Lo sapevate?
Lo sapevate?
La lebbra descritta nella Bibbia è la stessa che conosciamo oggi?
Oggi il termine medico “lebbra” viene usato con riferimento a una malattia infettiva che colpisce l’uomo. Il batterio che la causa (Mycobacterium leprae) fu isolato nel 1873 da Gerhard A. Hansen. Si è scoperto che il batterio può sopravvivere al di fuori dell’organismo nelle secrezioni nasali fino a nove giorni. Si è anche riscontrato che chi sta a stretto contatto con pazienti lebbrosi ha maggiori possibilità di contrarre la malattia e che gli abiti contaminati possono essere contagiosi. Secondo l’Organizzazione Mondiale della Sanità, nel 2007 sono stati registrati oltre 220.000 nuovi casi di lebbra.
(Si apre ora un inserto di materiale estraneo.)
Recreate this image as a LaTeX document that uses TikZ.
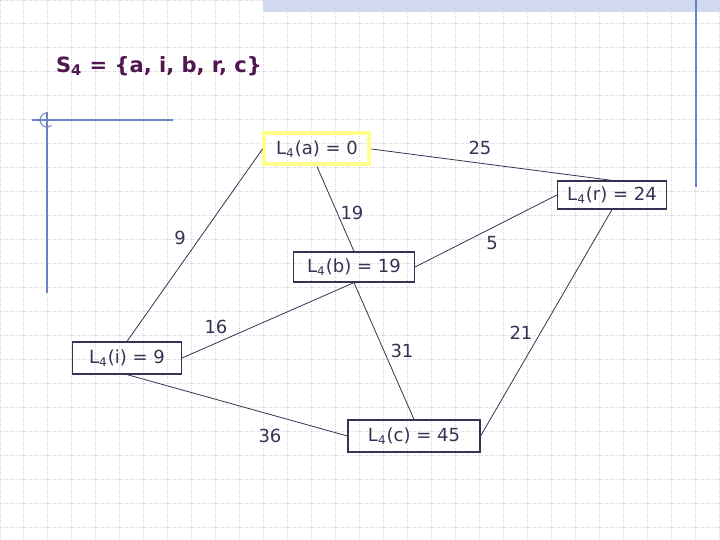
\documentclass[tikz,border=0pt]{standalone}
\usepackage{fontspec}
\setmainfont{DejaVu Sans}
\definecolor{inkcol}{RGB}{51,51,85}
\definecolor{titlecol}{RGB}{80,22,80}
\definecolor{rulecol}{RGB}{110,130,195}
\definecolor{barcol}{RGB}{208,217,240}
\definecolor{hilite}{RGB}{255,255,140}
\definecolor{gridcol}{RGB}{210,210,215}

\begin{document}
\begin{tikzpicture}[x=0.5pt,y=-0.5pt,
    lbox/.style={draw=inkcol, line width=0.6pt, text=inkcol, inner sep=0pt,
        font=\fontsize{9}{11}\selectfont},
    cost/.style={text=inkcol, inner sep=1pt, font=\fontsize{9}{11}\selectfont},
    edge/.style={draw=inkcol, line width=0.4pt}]
    \useasboundingbox (0,0) rectangle (720,540);

    % Background: dotted grid, top bar and rules
    \fill[white] (0,0) rectangle (720,540);
    \draw[gridcol, line width=0.5pt, dash pattern=on 0.5pt off 0.7pt, step=12pt] (0,0) grid (720,540);
    \fill[barcol] (263,0) rectangle (720,12);
    \draw[rulecol, line width=0.6pt] (696,0) -- (696,187);
    \draw[rulecol, line width=0.6pt] (32,120) -- (173,120);
    \draw[rulecol, line width=0.6pt] (47,112) -- (47,293);
    \draw[rulecol, line width=0.5pt] (48.2,113.1) arc (-80:-310:7);

    % Title
    \node[text=titlecol, font=\fontsize{10.5}{13}\selectfont\bfseries, anchor=west] (title) at (49,66)
        {S\textsubscript{4} = \{a, i, b, r, c\}};

    % Labels of the vertices
    \node[lbox, draw=hilite, line width=2pt, minimum width=52.5pt, minimum height=15.5pt] (a) at (317,149) {L\textsubscript{4}(a) = 0};
    \node[lbox, minimum width=54.5pt, minimum height=14pt] (r) at (612,195) {L\textsubscript{4}(r) = 24};
    \node[lbox, minimum width=60.5pt, minimum height=15pt] (b) at (354,267) {L\textsubscript{4}(b) = 19};
    \node[lbox, minimum width=54.5pt, minimum height=16pt] (i) at (127,358) {L\textsubscript{4}(i) = 9};
    \node[lbox, minimum width=66pt, minimum height=16pt] (c) at (414,436) {L\textsubscript{4}(c) = 45};

    % Edges
    \draw[edge] (a.west) -- (i.north);
    \draw[edge] (a.south) -- (b.north);
    \draw[edge] (a.east) -- (r.north);
    \draw[edge] (r.west) -- (b.east);
    \draw[edge] (r.south) -- (c.east);
    \draw[edge] (b.south) -- (i.east);
    \draw[edge] (b.south) -- (c.north);
    \draw[edge] (i.south) -- (c.west);

    % Edge weights
    \node[cost] (w25) at (480,148) {25};
    \node[cost] (w19) at (352,213) {19};
    \node[cost] (w9) at (180,238) {9};
    \node[cost] (w5) at (492,243) {5};
    \node[cost] (w16) at (216,327) {16};
    \node[cost] (w31) at (402,351) {31};
    \node[cost] (w21) at (521,333) {21};
    \node[cost] (w36) at (270,436) {36};
\end{tikzpicture}
\end{document}
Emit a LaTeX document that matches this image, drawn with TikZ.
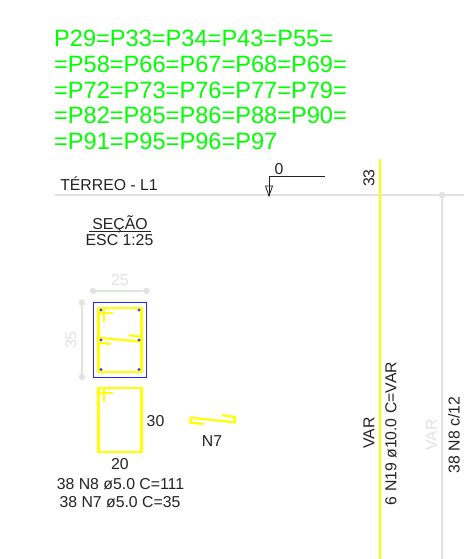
\documentclass[tikz,border=0pt]{standalone}
\usepackage{fontspec}
\setmainfont{Liberation Sans}
\usetikzlibrary{arrows.meta}
\definecolor{rebar}{RGB}{255,255,0}
\definecolor{greentxt}{RGB}{0,255,0}
\definecolor{dimgrey}{RGB}{226,226,226}
\definecolor{ink}{RGB}{35,35,35}
\tikzset{
  x=1pt,y=-1pt,
  lbl/.style={inner sep=0pt,text=ink,font=\fontsize{15.8}{15.8}\selectfont},
  glbl/.style={lbl,text=dimgrey},
  head/.style={inner sep=0pt,anchor=west,text=greentxt,font=\fontsize{23.6}{26}\selectfont},
  bar/.style={draw=rebar,line width=2.8pt,line join=miter},
  thinbar/.style={draw=rebar,line width=2.2pt,line join=miter},
  dimline/.style={draw=dimgrey,line width=1.3pt},
  dimdot/.style={circle,fill=dimgrey,inner sep=0pt,minimum size=6.5pt},
  steeldot/.style={circle,fill=blue!75,inner sep=0pt,minimum size=3.2pt}
}
\begin{document}
\begin{tikzpicture}
\useasboundingbox (0,0) rectangle (464,559);
\fill[white] (0,0) rectangle (464,559);
% heading
\node[head] (h1) at (54,38) {P29=P33=P34=P43=P55=};
\node[head] (h2) at (54,64) {=P58=P66=P67=P68=P69=};
\node[head] (h3) at (54,90) {=P72=P73=P76=P77=P79=};
\node[head] (h4) at (54,115) {=P82=P85=P86=P88=P90=};
\node[head] (h5) at (54,141) {=P91=P95=P96=P97};
% level line and vertical bars
\coordinate (lvlL) at (55,195);
\coordinate (lvlR) at (464,195);
\draw[dimline] (lvlL) -- (lvlR);
\node[dimdot] (gtop) at (442,195) {};
\coordinate (gbot) at (442,559);
\draw[dimline] (gtop) -- (gbot);
\coordinate (ytop) at (380,159);
\coordinate (ybot) at (380,559);
\draw[draw=rebar,line width=2.6pt] (ytop) -- (ybot);
% level mark
\node[lbl] (terreo) at (109,184) {TÉRREO - L1};
\node[lbl] (zero) at (279,169.5) {0};
\coordinate (mkR) at (325,176.5);
\coordinate (mkC) at (269,176.5);
\coordinate (mkB) at (269,196);
\draw[line width=.9pt,ink] (mkR) -- (mkC) -- (mkB);
\draw[line width=.8pt,ink] (265.5,186) -- (272.5,186) -- (269,196) -- cycle;
\node[lbl,rotate=90] (n33) at (369,178) {33};
% section title
\node[lbl] (secao) at (120,224) {SEÇÃO};
\coordinate (ulL) at (89,231.3);
\coordinate (ulR) at (151,231.3);
\draw[line width=.9pt,ink] (ulL) -- (ulR);
\node[lbl] (esc) at (119.5,240) {ESC 1:25};
% dimensions
\node[dimdot] (d25a) at (93,291) {};
\node[dimdot] (d25b) at (146.5,291) {};
\draw[dimline] (d25a) -- (d25b);
\node[glbl] (t25) at (120,280.5) {25};
\node[dimdot] (d35a) at (82,302.5) {};
\node[dimdot] (d35b) at (82,377) {};
\draw[dimline] (d35a) -- (d35b);
\node[glbl,rotate=90] (t35) at (71,340) {35};
% section
\draw[bar] (98.5,308) rectangle (141.5,372);
\draw[thinbar] (98,312.7) -- (113,312.7);
\draw[thinbar] (104,308) -- (104,322);
\draw[thinbar] (111,344) -- (98,342.7) -- (98,337.7) -- (141.7,341.7) -- (141.7,336.7) -- (128.7,335.3);
\draw[blue!85,line width=.9pt] (93,302.5) rectangle (146.5,377);
\foreach \n/\x/\y in {a/101/310,b/139/310,c/101/369.5,d/139/369.5,e/101/340,f/139/340}
  \node[steeldot] (s\n) at (\x,\y) {};
% N8 detail
\draw[bar] (98.5,388) rectangle (141.5,452);
\draw[thinbar] (98,393) -- (113,393);
\draw[thinbar] (104,388) -- (104,402);
\node[lbl] (t30) at (155.5,421) {30};
\node[lbl] (t20) at (120,464) {20};
% N7 detail
\draw[thinbar] (204,424) -- (190.5,422.7) -- (190.5,417.7) -- (235,422.3) -- (235,417) -- (221.7,415.3);
\node[lbl] (tn7) at (212,441) {N7};
% schedule
\node[lbl] (s1) at (120.5,484.5) {38 N8 ø5.0 C=111};
\node[lbl] (s2) at (120,502.5) {38 N7 ø5.0 C=35};
% vertical labels
\node[lbl,rotate=90] (v1) at (369,433) {VAR};
\node[lbl,rotate=90] (v2) at (391,433.5) {6 N19 ø10.0 C=VAR};
\node[glbl,rotate=90] (v3) at (431.5,435) {VAR};
\node[lbl,rotate=90] (v4) at (454,435) {38 N8 c/12};
\end{tikzpicture}
\end{document}
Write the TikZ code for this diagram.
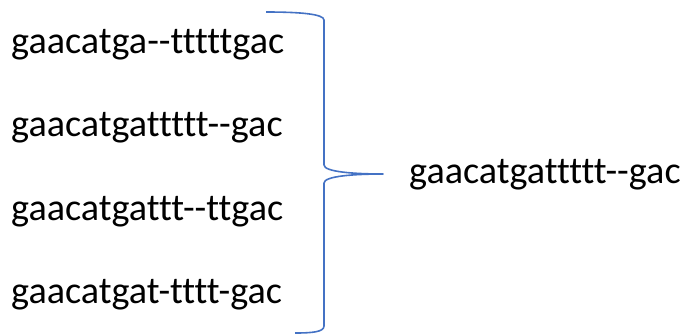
\documentclass[tikz,border=0pt]{standalone}
\usepackage{fontspec}
\setmainfont{Carlito}[Ligatures={TeXOff,CommonOff}]
\definecolor{braceblue}{HTML}{4472C4}
\begin{document}
\begin{tikzpicture}[x=1pt,y=-1pt,
  seq/.style={anchor=base west,inner sep=0pt,font=\fontsize{38.2}{40}\selectfont},
  bracestyle/.style={draw=braceblue,line width=1.6pt,line join=round}]
\useasboundingbox (0,0) rectangle (683,335);
% aligned sequences
\node[seq] (s1) at (11,53) {gaacatga--tttttgac};
\node[seq] (s2) at (11,136.5) {gaacatgattttt--gac};
\node[seq] (s3) at (11,220) {gaacatgattt--ttgac};
\node[seq] (s4) at (11,303) {gaacatgat-tttt-gac};
% consensus
\node[seq] (cons) at (409,183) {gaacatgattttt--gac};
% right brace grouping the four sequences
\coordinate (tip) at (383,174);
\draw[bracestyle] (266,12) .. controls (300,12) and (324,14) .. (324,20)
  -- (324,165) .. controls (324,172) and (355,174) .. (tip)
  .. controls (355,174) and (324,176) .. (324,183)
  -- (324,326) .. controls (324,332) and (312,333) .. (295,333);
\end{tikzpicture}
\end{document}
Non c’è dubbio che nei tempi biblici la lebbra fosse diffusa nel Medio Oriente; la Legge mosaica stabiliva che il lebbroso fosse messo in quarantena. (Levitico 13:4, 5) Comunque, la parola ebraica tsarà‛ath, tradotta “lebbra”, non si limitava a definire una malattia. Tsarà‛ath intaccava anche gli indumenti e le abitazioni. Questo tipo di lebbra poteva comparire in abiti di lana, di lino o in qualunque oggetto di cuoio. In certi casi poteva essere eliminata con il lavaggio; se però “la piaga verde-giallastra o rossiccia” non scompariva, l’indumento o il cuoio dovevano essere bruciati. (Levitico 13:47-52) Nelle case si presentava sotto forma di “depressioni verde-giallastre o rossicce” che comparivano sulle pareti. Le pietre e la malta intaccate dovevano essere rimosse dalla casa ed eliminate. Se la lebbra ricompariva, l’edificio doveva essere demolito e il materiale gettato via. (Levitico 14:33-45) Secondo alcuni la lebbra che compariva sugli abiti o nelle case sarebbe assimilabile alla muffa, per quanto non lo si possa affermare con certezza.
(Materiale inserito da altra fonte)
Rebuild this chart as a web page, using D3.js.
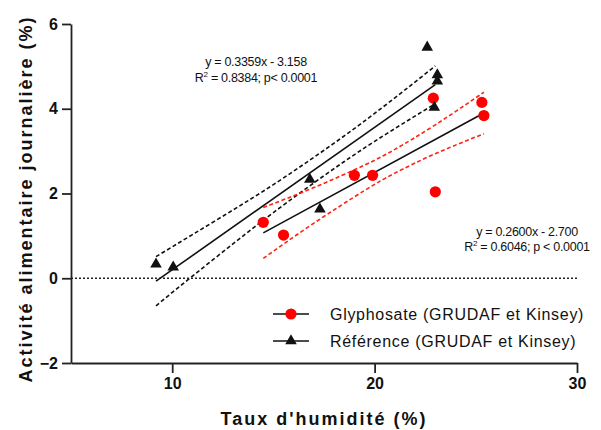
<!DOCTYPE html>
<html>
<head>
<meta charset="utf-8">
<script src="https://cdn.jsdelivr.net/npm/d3@7"></script>
<style>
  body { margin: 0; background: #fff; }
  text { font-family: "Liberation Sans", Arial, sans-serif; fill: #111; }
</style>
</head>
<body>
<svg></svg>
<script>
// Glyphosate points (red circles)
const glyX = [14.5, 15.5, 19.0, 19.9, 22.9, 23.0, 25.3, 25.4];
const glyY = [1.32, 1.02, 2.43, 2.43, 4.25, 2.04, 4.15, 3.84];
// Reference points (black triangles)
const refX = [9.2, 10.05, 16.8, 17.3, 22.6, 23.1, 23.1, 22.95];
const refY = [0.33, 0.26, 2.33, 1.63, 5.45, 4.8, 4.65, 4.03];

// fitted lines, end points
const refFitX = [9.2, 23.0];
const refFitY = [-0.07, 4.57];
const glyFitX = [14.5, 25.4];
const glyFitY = [1.07, 3.90];

// confidence bands
const refBandX = [9.2, 11, 13, 15, 17.5, 20, 23];
const refUpper = [0.51, 1.03, 1.61, 2.21, 3.02, 3.89, 5.01];
const refLower = [-0.65, 0.05, 0.81, 1.55, 2.42, 3.23, 4.12];
const glyBandX = [14.5, 17, 19.5, 21, 23, 25.4];
const glyUpper = [1.67, 2.14, 2.67, 3.04, 3.62, 4.39];
const glyLower = [0.47, 1.30, 2.07, 2.48, 2.94, 3.41];

const xTicks = [10, 20, 30];
const yTicks = [-2, 0, 2, 4, 6];
const seriesNames = ['Glyphosate (GRUDAF et Kinsey)', 'Référence (GRUDAF et Kinsey)'];
const refEq = ['y = 0.3359x - 3.158', '= 0.8384; p< 0.0001'];
const glyEq = ['y = 0.2600x - 2.700', '= 0.6046; p < 0.0001'];

const size = {w: 601, h: 430};
const svg = d3.select('svg').attr('width', size.w).attr('height', size.h);

const x = d3.scaleLinear().domain([5, 30]).range([71, 577]);
const y = d3.scaleLinear().domain([-2, 6]).range([363, 24]);

// axes
const yAxis = svg.append('g')
    .attr('transform', 'translate(71,0)')
    .call(d3.axisLeft(y).tickValues(yTicks).tickSize(9).tickSizeOuter(0).tickPadding(4).tickFormat(d3.format('d')));
const xAxis = svg.append('g')
    .attr('transform', 'translate(0,363)')
    .call(d3.axisBottom(x).tickValues(xTicks).tickSize(10).tickSizeOuter(0).tickPadding(5));
[xAxis, yAxis].forEach(a => {
    a.selectAll('path, line').attr('stroke', '#222').attr('stroke-width', 1.8);
    a.selectAll('text').attr('font-size', 16).attr('font-weight', 'bold')
        .attr('font-family', '"Liberation Sans", Arial, sans-serif').attr('fill', '#111');
});

// zero line
svg.append('line')
    .attr('x1', x(5)).attr('x2', x(30))
    .attr('y1', y(0)).attr('y2', y(0))
    .attr('stroke', '#222').attr('stroke-width', 1.4)
    .attr('stroke-dasharray', '2,2');

const line = d3.line().x(d => x(d[0])).y(d => y(d[1])).curve(d3.curveNatural);

function band (xs, ys, color) {
    svg.append('path')
        .attr('d', line(xs.map((v, i) => [v, ys[i]])))
        .attr('fill', 'none').attr('stroke', color)
        .attr('stroke-width', 1.6).attr('stroke-dasharray', '4,2.5');
}
band(refBandX, refUpper, '#111');
band(refBandX, refLower, '#111');
band(glyBandX, glyUpper, '#f21');
band(glyBandX, glyLower, '#f21');

function fit (xs, ys) {
    svg.append('path')
        .attr('d', d3.line().x(d => x(d[0])).y(d => y(d[1]))(xs.map((v, i) => [v, ys[i]])))
        .attr('fill', 'none').attr('stroke', '#111').attr('stroke-width', 1.6);
}
fit(refFitX, refFitY);
fit(glyFitX, glyFitY);

const tri = d3.symbol(d3.symbolTriangle, 58);

svg.append('g').selectAll('circle')
    .data(glyX.map((v, i) => [v, glyY[i]]))
    .enter().append('circle')
    .attr('cx', d => x(d[0])).attr('cy', d => y(d[1]))
    .attr('r', 5.6).attr('fill', '#f00');

svg.append('g').selectAll('path')
    .data(refX.map((v, i) => [v, refY[i]]))
    .enter().append('path')
    .attr('d', tri)
    .attr('transform', d => 'translate(' + x(d[0]) + ',' + y(d[1]) + ')')
    .attr('fill', '#111');

// equations
function equation (lines, cx, y1, y2) {
    const g = svg.append('g').attr('font-size', 12.5).attr('text-anchor', 'middle');
    g.append('text').attr('x', cx).attr('y', y1).attr('letter-spacing', -0.3).text(lines[0]);
    const t = g.append('text').attr('x', cx).attr('y', y2).attr('letter-spacing', -0.3);
    t.append('tspan').text('R');
    t.append('tspan').attr('font-size', 8).attr('dy', -5).text('2');
    t.append('tspan').attr('dy', 5).text(' ' + lines[1]);
}
equation(refEq, 256, 66, 82);
equation(glyEq, 527, 236, 251);

// legend
const legend = svg.append('g');
const rows = [314, 341];
rows.forEach((ry, i) => {
    legend.append('line').attr('x1', 273).attr('x2', 309).attr('y1', ry).attr('y2', ry)
        .attr('stroke', '#111').attr('stroke-width', 1.6);
    if (i === 0) {
        legend.append('circle').attr('cx', 291).attr('cy', ry).attr('r', 5.6).attr('fill', '#f00');
    } else {
        legend.append('path').attr('d', tri).attr('transform', 'translate(291,' + ry + ')').attr('fill', '#111');
    }
    legend.append('text').attr('x', 330).attr('y', ry + 6)
        .attr('font-size', 16).attr('letter-spacing', 0.7)
        .attr('fill', '#222').text(seriesNames[i]);
});

// axis titles
svg.append('text')
    .attr('x', 324).attr('y', 425)
    .attr('text-anchor', 'middle').attr('font-size', 18).attr('font-weight', 'bold')
    .attr('letter-spacing', 2).text("Taux d'humidité (%)");
svg.append('text')
    .attr('transform', 'translate(32,199) rotate(-90)')
    .attr('text-anchor', 'middle').attr('font-size', 18).attr('font-weight', 'bold')
    .attr('letter-spacing', 2).text('Activité alimentaire journalière (%)');
</script>
</body>
</html>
Perché la predicazione dell’apostolo Paolo a Efeso provocò un tumulto tra gli argentieri?
Gli affari degli argentieri di Efeso prosperavano grazie alla fabbricazione di “tempietti d’argento di Artemide”, protettrice della città e dea della caccia, della fertilità e del parto. (Atti 19:24) Si riteneva che la sua effigie, custodita a Efeso nel tempio a lei dedicato, fosse caduta “dal cielo”. (Atti 19:35) Il tempio era considerato una delle sette meraviglie del mondo antico. Ogni anno, nel periodo di marzo-aprile, folle di pellegrini si riversavano nella città per partecipare alle feste in onore di Artemide. L’afflusso di visitatori generava una grande richiesta di oggetti di culto usati come souvenir, amuleti o offerte alla dea, oppure impiegati dai pellegrini nell’adorazione in famiglia al loro ritorno a casa. Antiche iscrizioni rinvenute a Efeso parlano della fabbricazione di statue di Artemide in oro e argento, e altre citano espressamente la categoria degli argentieri.
Paolo insegnò che le immagini ‘fatte da mani non sono dèi’. (Atti 19:26) Gli argentieri videro così minacciata la loro fonte di guadagno e fomentarono una rivolta per protestare contro la predicazione di Paolo. Demetrio, uno di questi, riassunse i loro timori dicendo: “Esiste il pericolo non solo che questa nostra occupazione cada in discredito, ma anche che il tempio della grande dea Artemide sia stimato come nulla e perfino la magnificenza di colei che l’intero distretto dell’Asia e la terra abitata adorano sia ridotta a nulla”. — Atti 19:27.